Na plateia, jornalistas, diretores de empresas e instituições encarregados das relações com a imprensa e representantes de assessorias de comunicação. Encarregados dos debates, dirigentes dos três diários de circulação nacional e do principal jornal de economia e negócios do país.

Ricardo Gandour, diretor de conteúdo do Estado de S. Paulo, que estava ocupado na recepção à blogueira Yoani Sánchez, enviou um vídeo, com o qual foi aberto o evento, mas se limitou a conjecturar sobre o que seria um empreendimento sustentável de comunicação. Para ele, a sustentabilidade da imprensa diante do desafio das tecnologias digitais só pode ser garantida se o produto jornalístico atender os interesses da cadeia de valor do jornalismo. Citou como exemplos desse complexo de interesses o leitor, os jornalistas, anunciantes, acionistas, gestores e – acrescentou posteriormente – o governo e os poderes da República.

Sustentabilidade, em resumo, na sua opinião, é gestão de recursos, mas depende de uma sintonia entre as partes interessadas. “Um empreendimento é sustentável se a crença das partes coincidir com a crença do todo”, afirmou.

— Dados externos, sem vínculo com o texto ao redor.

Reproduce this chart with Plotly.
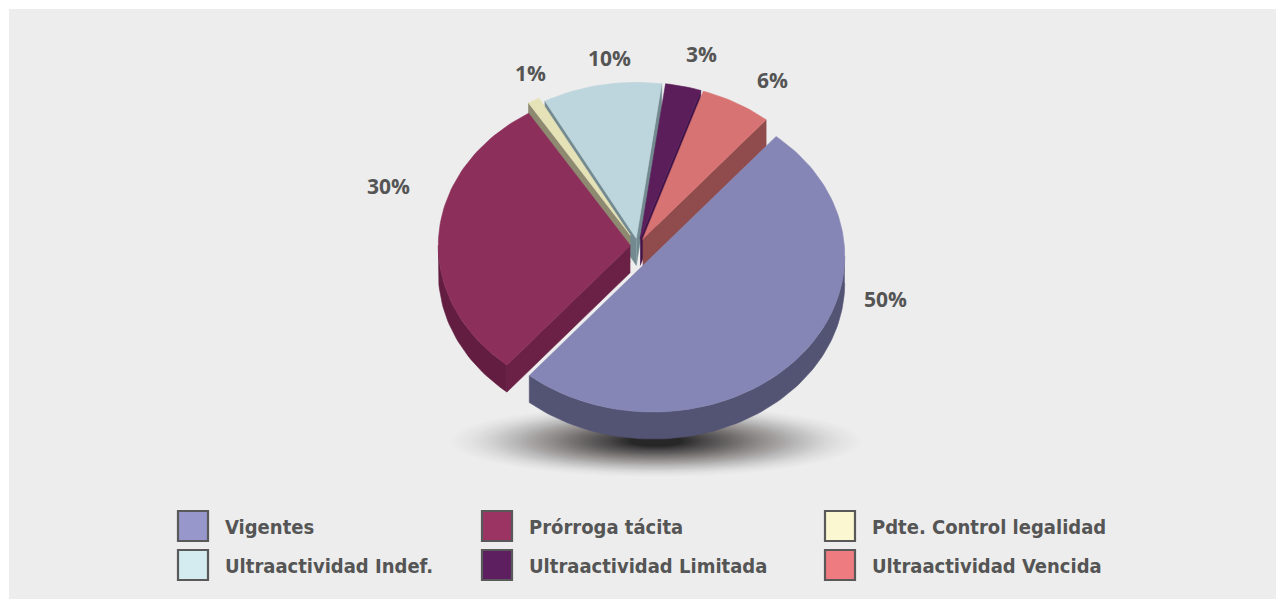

Gandour citou a cobertura das eleições de 2010 e o noticiário sobre o julgamento da Ação Penal 470 como exemplos em que esses interesses estariam convergindo. Em outras palavras: para o diretor do Estadão, o ideal é buscar a homogeneidade, a fidelidade a um conjunto específico de valores, que se torna ainda mais relevante diante da fragmentação das plataformas de publicação.

Vera Brandimarte, diretora de Redação do Valor Econômico, procurou separar a atividade jornalística e o modelo de negócio da imprensa, observando que o que deve diferenciar os jornalistas é o comprometimento com a independência e a seriedade da informação. Lembrou que o dilema segue sendo o fato de que o número de leitores dos jornais de papel cai em praticamente todo o mundo, enquanto aumenta o público nos meios digitais, mas a receita de publicidade não acompanha as necessidades criadas pela produção jornalística de qualidade. Ela informou que a redação do Valor é a origem de 60% dos custos da empresa, enquanto nos jornais chamados generalistas essa proporção é de 35% em média.

Commoditiesde informação

Sérgio Dávila, editor executivo da Folha de S. Paulo, e Pedro Doria, editor executivo do Globo, falaram sobre as estratégias dos dois jornais para enfrentar o desafio das mudanças tecnológicas.

A Folha trata, desde 2010, de juntar a redação tradicional com os núcleos de produção para os meios digitais, unificar a produção de conteúdo para as diversas plataformas e cobrar pelo produto jornalístico em qualquer formato. Para Dávila, os protagonistas da internet no Brasil cometeram um pecado original ao deixar de cobrar pelo acesso aos conteúdos desde o início.

Na opinião de Doria, isso não foi um erro, mas resultado da circunstância em que a internet se desenvolveu, e várias iniciativas de cobrança acabaram em fracasso. “Não se esqueçam que Gutemberg morreu falido”, brincou.

Doria e Vera Brandimarte se aproximaram mais do problema da diferenciação entre os conteúdos oferecidos ao público, uma questão central no desafio enfrentado pela imprensa tradicional. O editor executivo do Globo observou que 80% do material publicado pela imprensa generalista é commodity, ou seja, informação comum que está por toda parte.

A diretora do Valor afirmou que uma das grandes ameaças para os jornais são as coletâneas de notícias feitas pelas empresas de clipping eletrônico. “Em Brasília isso se tornou uma praga em todos os ministérios e órgãos públicos. Essa é a maior pirataria”, afirmou.

Para Pedro Doria, o maior problema é a polarização política estimulada pela internet, que dificulta o diálogo entre as pessoas. “Nos meios homogêneos, os mais puristas se destacam, o que aumenta a polarização e a radicalidade”, observou.

No entanto, questionados sobre a homogeneização das redações e do público leitor de jornais, os representantes da imprensa foram enfáticos em discordar. Com exceção da diretora do Valor, que vê pouca diferença nos conteúdos dos principais diários, os demais rejeitaram essa interpretação.

Cabe ao observador registrar: se 80% do noticiário é commodity, se as cartas de leitores parecem o grito uníssono de uma torcida de futebol, onde estaria a diversidade?